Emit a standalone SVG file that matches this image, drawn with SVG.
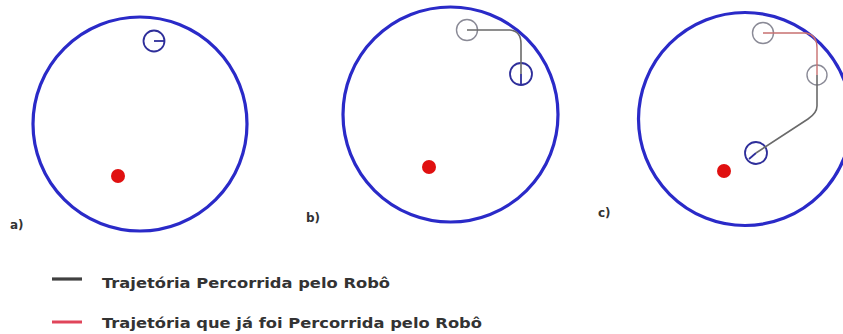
<svg xmlns="http://www.w3.org/2000/svg" width="843" height="334" viewBox="0 0 843 334">
<style>
.arena{fill:none;stroke:#2a2ac8;stroke-width:3.2}
.robot{fill:none;stroke:#2e2e9a;stroke-width:1.8}
.past{fill:none;stroke:#8a8a96;stroke-width:1.4}
.path{fill:none;stroke:#6a6a6a;stroke-width:1.6}
.done{fill:none;stroke:#c87070;stroke-width:1.4}
.goal{fill:#e01010}
.lbl{font-family:"DejaVu Sans",Verdana,sans-serif;font-weight:bold;font-size:12px;fill:#333}
.leg{font-family:"DejaVu Sans",Verdana,sans-serif;font-weight:bold;font-size:13.5px;fill:#333}
</style>
<rect width="843" height="334" fill="#ffffff"/>
<g id="panel-a">
<circle class="arena" cx="140" cy="124" r="107"/>
<circle class="goal" cx="118" cy="176" r="7"/>
<g id="robot-a">
<circle class="robot" cx="154" cy="41" r="10.5"/>
<line class="robot" x1="154" y1="41" x2="164.5" y2="41"/>
</g>
<text class="lbl" x="10" y="229">a)</text>
</g>
<g id="panel-b">
<circle class="arena" cx="450.5" cy="114.5" r="107.5"/>
<circle class="goal" cx="429" cy="167" r="7"/>
<g id="robot-b-past">
<circle class="past" cx="467" cy="30" r="10.5"/>
</g>
<g id="robot-b">
<circle class="robot" cx="521" cy="74" r="11"/>
<line class="robot" x1="521" y1="74" x2="521" y2="85"/>
</g>
<text class="lbl" x="306" y="222">b)</text>
</g>
<g id="panel-c">
<circle class="arena" cx="745" cy="119" r="106.5"/>
<circle class="goal" cx="724" cy="171" r="7"/>
<g id="robot-c-past1">
<circle class="past" cx="763" cy="33" r="10.5"/>
</g>
<g id="robot-c-past2">
<circle class="past" cx="817" cy="75" r="10"/>
</g>
<g id="robot-c">
<circle class="robot" cx="756" cy="153" r="11"/>
<line class="robot" x1="756" y1="153" x2="749" y2="159"/>
</g>
<text class="lbl" x="598" y="217">c)</text>
</g>
<g id="connectors">
<path class="path" d="M467 30 L510 30 Q521 31 521 44 L521 74"/>
<path class="done" d="M763 33 L806 33 Q817 35 817 48 L817 75"/>
<path class="path" d="M817 75 L817 106 Q817 113 808 119 L756 153"/>
</g>
<g id="legend">
<line x1="52" y1="279" x2="82" y2="279" stroke="#404040" stroke-width="3.2"/>
<text class="leg" x="102" y="288" textLength="288" lengthAdjust="spacingAndGlyphs">Trajetória Percorrida pelo Robô</text>
<line x1="52" y1="322" x2="82" y2="322" stroke="#e0455a" stroke-width="3"/>
<text class="leg" x="102" y="328" textLength="380" lengthAdjust="spacingAndGlyphs">Trajetória que já foi Percorrida pelo Robô</text>
</g>
</svg>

> Instruction: The pictures should not be reproduced; quote all of the other material exactly.

> Result of this task:
Emit a standalone SVG file that matches this image, drawn with SVG.
<svg xmlns="http://www.w3.org/2000/svg" width="843" height="334" viewBox="0 0 843 334">
<style>
.arena{fill:none;stroke:#2a2ac8;stroke-width:3.2}
.robot{fill:none;stroke:#2e2e9a;stroke-width:1.8}
.past{fill:none;stroke:#8a8a96;stroke-width:1.4}
.path{fill:none;stroke:#6a6a6a;stroke-width:1.6}
.done{fill:none;stroke:#c87070;stroke-width:1.4}
.goal{fill:#e01010}
.lbl{font-family:"DejaVu Sans",Verdana,sans-serif;font-weight:bold;font-size:12px;fill:#333}
.leg{font-family:"DejaVu Sans",Verdana,sans-serif;font-weight:bold;font-size:13.5px;fill:#333}
</style>
<rect width="843" height="334" fill="#ffffff"/>
<g id="panel-a">
<circle class="arena" cx="140" cy="124" r="107"/>
<circle class="goal" cx="118" cy="176" r="7"/>
<g id="robot-a">
<circle class="robot" cx="154" cy="41" r="10.5"/>
<line class="robot" x1="154" y1="41" x2="164.5" y2="41"/>
</g>
<text class="lbl" x="10" y="229">a)</text>
</g>
<g id="panel-b">
<circle class="arena" cx="450.5" cy="114.5" r="107.5"/>
<circle class="goal" cx="429" cy="167" r="7"/>
<g id="robot-b-past">
<circle class="past" cx="467" cy="30" r="10.5"/>
</g>
<g id="robot-b">
<circle class="robot" cx="521" cy="74" r="11"/>
<line class="robot" x1="521" y1="74" x2="521" y2="85"/>
</g>
<text class="lbl" x="306" y="222">b)</text>
</g>
<g id="panel-c">
<circle class="arena" cx="745" cy="119" r="106.5"/>
<circle class="goal" cx="724" cy="171" r="7"/>
<g id="robot-c-past1">
<circle class="past" cx="763" cy="33" r="10.5"/>
</g>
<g id="robot-c-past2">
<circle class="past" cx="817" cy="75" r="10"/>
</g>
<g id="robot-c">
<circle class="robot" cx="756" cy="153" r="11"/>
<line class="robot" x1="756" y1="153" x2="749" y2="159"/>
</g>
<text class="lbl" x="598" y="217">c)</text>
</g>
<g id="connectors">
<path class="path" d="M467 30 L510 30 Q521 31 521 44 L521 74"/>
<path class="done" d="M763 33 L806 33 Q817 35 817 48 L817 75"/>
<path class="path" d="M817 75 L817 106 Q817 113 808 119 L756 153"/>
</g>
<g id="legend">
<line x1="52" y1="279" x2="82" y2="279" stroke="#404040" stroke-width="3.2"/>
<text class="leg" x="102" y="288" textLength="288" lengthAdjust="spacingAndGlyphs">Trajetória Percorrida pelo Robô</text>
<line x1="52" y1="322" x2="82" y2="322" stroke="#e0455a" stroke-width="3"/>
<text class="leg" x="102" y="328" textLength="380" lengthAdjust="spacingAndGlyphs">Trajetória que já foi Percorrida pelo Robô</text>
</g>
</svg>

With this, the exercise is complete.